(Source records)
=-=-=-=-=

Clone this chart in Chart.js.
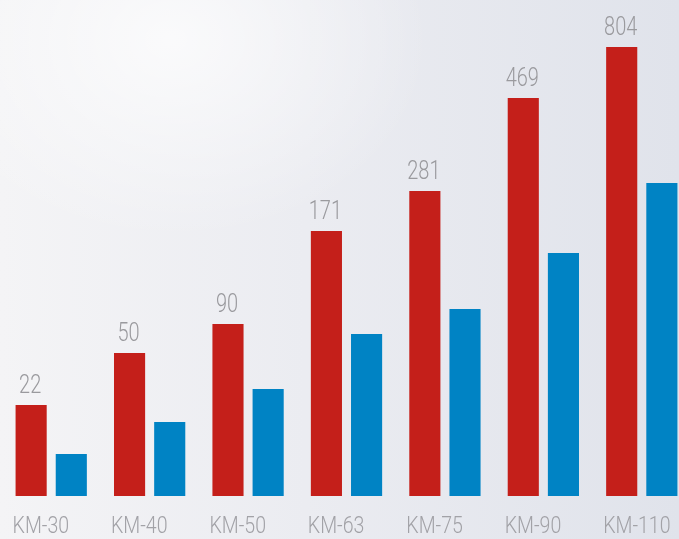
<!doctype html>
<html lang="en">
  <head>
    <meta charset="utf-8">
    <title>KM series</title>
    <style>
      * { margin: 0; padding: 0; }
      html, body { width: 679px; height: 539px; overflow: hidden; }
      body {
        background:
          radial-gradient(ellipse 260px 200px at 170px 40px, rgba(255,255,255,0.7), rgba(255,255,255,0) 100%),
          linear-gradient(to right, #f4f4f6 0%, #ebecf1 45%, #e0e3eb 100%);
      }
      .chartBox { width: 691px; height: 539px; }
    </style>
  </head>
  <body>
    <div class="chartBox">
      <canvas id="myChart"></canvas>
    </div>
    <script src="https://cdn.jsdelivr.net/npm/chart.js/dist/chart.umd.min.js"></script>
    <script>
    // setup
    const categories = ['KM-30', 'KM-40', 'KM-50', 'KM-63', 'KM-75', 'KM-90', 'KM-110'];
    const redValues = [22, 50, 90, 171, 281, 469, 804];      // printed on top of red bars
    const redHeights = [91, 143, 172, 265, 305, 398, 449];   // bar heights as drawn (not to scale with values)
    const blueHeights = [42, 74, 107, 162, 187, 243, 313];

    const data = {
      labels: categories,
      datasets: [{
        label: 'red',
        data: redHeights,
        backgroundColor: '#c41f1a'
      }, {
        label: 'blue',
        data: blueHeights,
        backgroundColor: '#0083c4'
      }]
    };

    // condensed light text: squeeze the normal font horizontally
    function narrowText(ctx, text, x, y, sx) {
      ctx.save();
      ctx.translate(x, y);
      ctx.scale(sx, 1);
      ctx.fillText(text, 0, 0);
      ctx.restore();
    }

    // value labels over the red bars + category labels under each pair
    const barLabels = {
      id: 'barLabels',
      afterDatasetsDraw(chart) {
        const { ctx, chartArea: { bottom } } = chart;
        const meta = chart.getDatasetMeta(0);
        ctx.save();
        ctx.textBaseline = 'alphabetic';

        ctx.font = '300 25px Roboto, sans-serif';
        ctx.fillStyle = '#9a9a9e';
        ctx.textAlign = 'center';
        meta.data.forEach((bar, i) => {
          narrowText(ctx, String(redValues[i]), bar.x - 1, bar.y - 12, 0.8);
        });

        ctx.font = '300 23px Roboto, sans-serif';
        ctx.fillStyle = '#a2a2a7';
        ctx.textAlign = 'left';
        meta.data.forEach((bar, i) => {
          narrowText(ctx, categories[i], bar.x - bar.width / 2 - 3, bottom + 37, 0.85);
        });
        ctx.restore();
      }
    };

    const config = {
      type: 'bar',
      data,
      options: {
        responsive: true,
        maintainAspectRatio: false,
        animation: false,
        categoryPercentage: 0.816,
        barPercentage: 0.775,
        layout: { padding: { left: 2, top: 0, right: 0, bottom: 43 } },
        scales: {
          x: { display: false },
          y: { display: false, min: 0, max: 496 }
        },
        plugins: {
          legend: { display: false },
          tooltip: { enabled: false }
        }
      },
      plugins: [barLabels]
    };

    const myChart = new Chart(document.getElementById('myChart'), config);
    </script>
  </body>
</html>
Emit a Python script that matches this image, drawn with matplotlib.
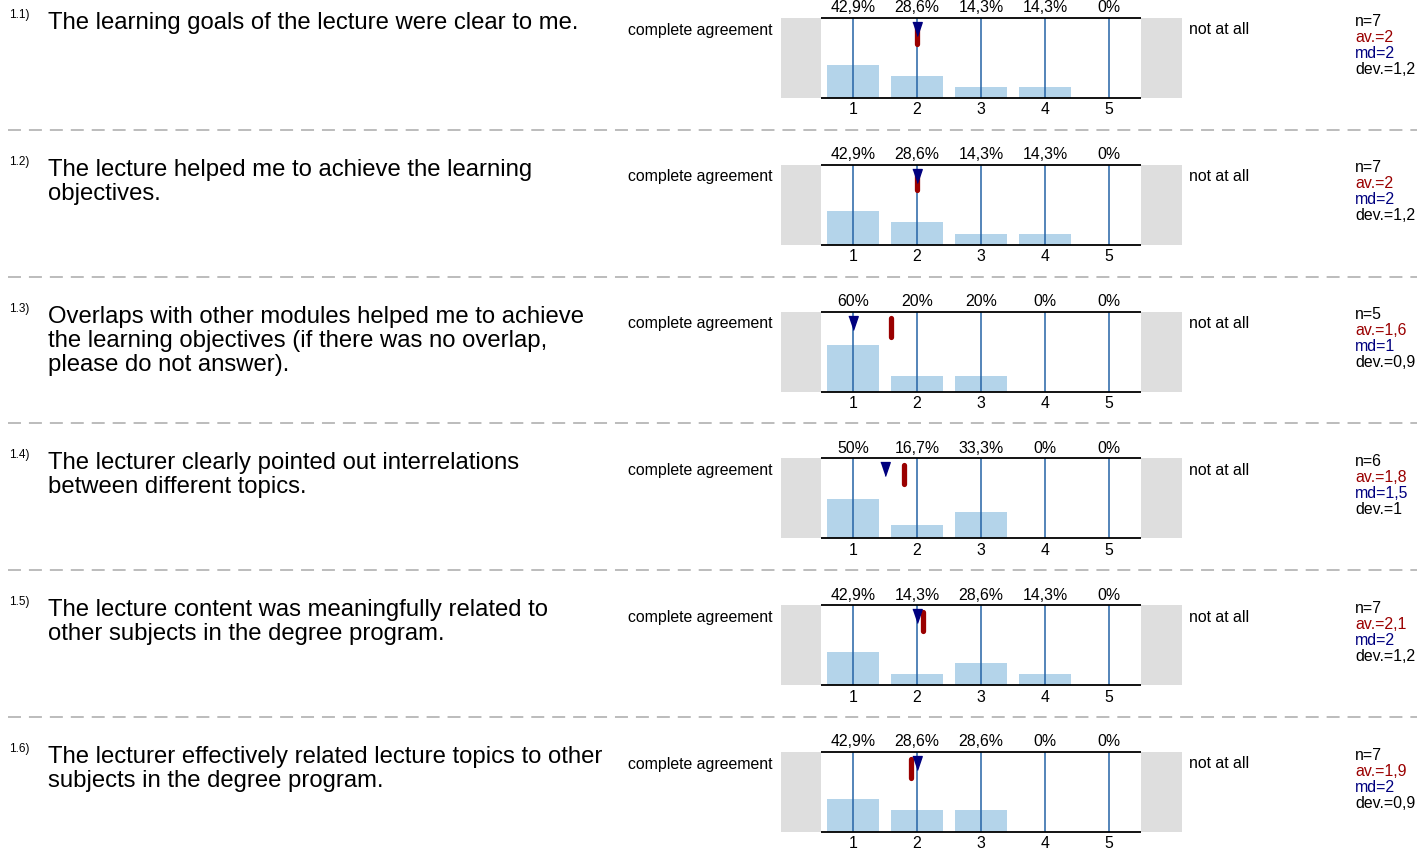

=-=-=-=-=

— PROBLEM REQUIREMENTS —
Print each record exactly as it stands, leaving the images out.

— RESULT OF THE TASK —
Clone this chart in Chart.js.
<!doctype html>
<html lang="en">
  <head>
    <meta charset="utf-8">
    <title>KM series</title>
    <style>
      * { margin: 0; padding: 0; }
      html, body { width: 679px; height: 539px; overflow: hidden; }
      body {
        background:
          radial-gradient(ellipse 260px 200px at 170px 40px, rgba(255,255,255,0.7), rgba(255,255,255,0) 100%),
          linear-gradient(to right, #f4f4f6 0%, #ebecf1 45%, #e0e3eb 100%);
      }
      .chartBox { width: 691px; height: 539px; }
    </style>
  </head>
  <body>
    <div class="chartBox">
      <canvas id="myChart"></canvas>
    </div>
    <script src="https://cdn.jsdelivr.net/npm/chart.js/dist/chart.umd.min.js"></script>
    <script>
    // setup
    const categories = ['KM-30', 'KM-40', 'KM-50', 'KM-63', 'KM-75', 'KM-90', 'KM-110'];
    const redValues = [22, 50, 90, 171, 281, 469, 804];      // printed on top of red bars
    const redHeights = [91, 143, 172, 265, 305, 398, 449];   // bar heights as drawn (not to scale with values)
    const blueHeights = [42, 74, 107, 162, 187, 243, 313];

    const data = {
      labels: categories,
      datasets: [{
        label: 'red',
        data: redHeights,
        backgroundColor: '#c41f1a'
      }, {
        label: 'blue',
        data: blueHeights,
        backgroundColor: '#0083c4'
      }]
    };

    // condensed light text: squeeze the normal font horizontally
    function narrowText(ctx, text, x, y, sx) {
      ctx.save();
      ctx.translate(x, y);
      ctx.scale(sx, 1);
      ctx.fillText(text, 0, 0);
      ctx.restore();
    }

    // value labels over the red bars + category labels under each pair
    const barLabels = {
      id: 'barLabels',
      afterDatasetsDraw(chart) {
        const { ctx, chartArea: { bottom } } = chart;
        const meta = chart.getDatasetMeta(0);
        ctx.save();
        ctx.textBaseline = 'alphabetic';

        ctx.font = '300 25px Roboto, sans-serif';
        ctx.fillStyle = '#9a9a9e';
        ctx.textAlign = 'center';
        meta.data.forEach((bar, i) => {
          narrowText(ctx, String(redValues[i]), bar.x - 1, bar.y - 12, 0.8);
        });

        ctx.font = '300 23px Roboto, sans-serif';
        ctx.fillStyle = '#a2a2a7';
        ctx.textAlign = 'left';
        meta.data.forEach((bar, i) => {
          narrowText(ctx, categories[i], bar.x - bar.width / 2 - 3, bottom + 37, 0.85);
        });
        ctx.restore();
      }
    };

    const config = {
      type: 'bar',
      data,
      options: {
        responsive: true,
        maintainAspectRatio: false,
        animation: false,
        categoryPercentage: 0.816,
        barPercentage: 0.775,
        layout: { padding: { left: 2, top: 0, right: 0, bottom: 43 } },
        scales: {
          x: { display: false },
          y: { display: false, min: 0, max: 496 }
        },
        plugins: {
          legend: { display: false },
          tooltip: { enabled: false }
        }
      },
      plugins: [barLabels]
    };

    const myChart = new Chart(document.getElementById('myChart'), config);
    </script>
  </body>
</html>
Emit a Python script that matches this image, drawn with matplotlib.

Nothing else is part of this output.